The acting, by and large, was superb with so many lines, there was a few times lines were misspoke and repeated, but I am just being picky and in reality it added to the tension of and the neurosis of the character. Now I do no know if the play was based on real life experience, but I did find it hard to believe that Christopher had been bullied in school, and that someones whole career and fall in grades would have resulted from jealousy of another guy dating a girl he felt he had a connection with. Now maybe I am being cynical by that, and it’s not something that I feel empathetic towards. Where he did create moments of lucidness was in his love of science and quantum theory and these were things that really drew me in, the stage lighting really did a great job of setting the scene and drawing you in.

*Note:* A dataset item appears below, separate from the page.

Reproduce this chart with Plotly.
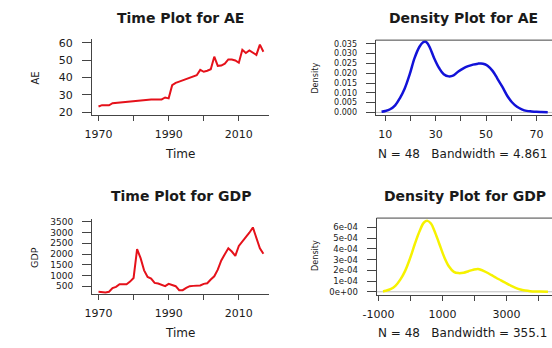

There is a lot to be said about the perspective of self perception in today’s youth of appearance based on easy access to Social Media and Hollywood Stars, that can really perceive the reality of maintaining the perfect technique, and his youth and generation really shows in his style of speech he uses many profanities and colloquialisms. The character is not part of the LGBTQ community but yet showcases at a predominately LGBTQ venue is interesting to watch as many including myself made an assumption the character was gay, and that would have added a whole new dimension to the story as that is something that really hits the community.
Christopher is rightly the star of the show, but I think we could have delved deeper into the character’s motivations and gave him some redeeming qualities, but then with those in place maybe you would loose how messed up your mind can be when you can only see imperfections in your perfect body.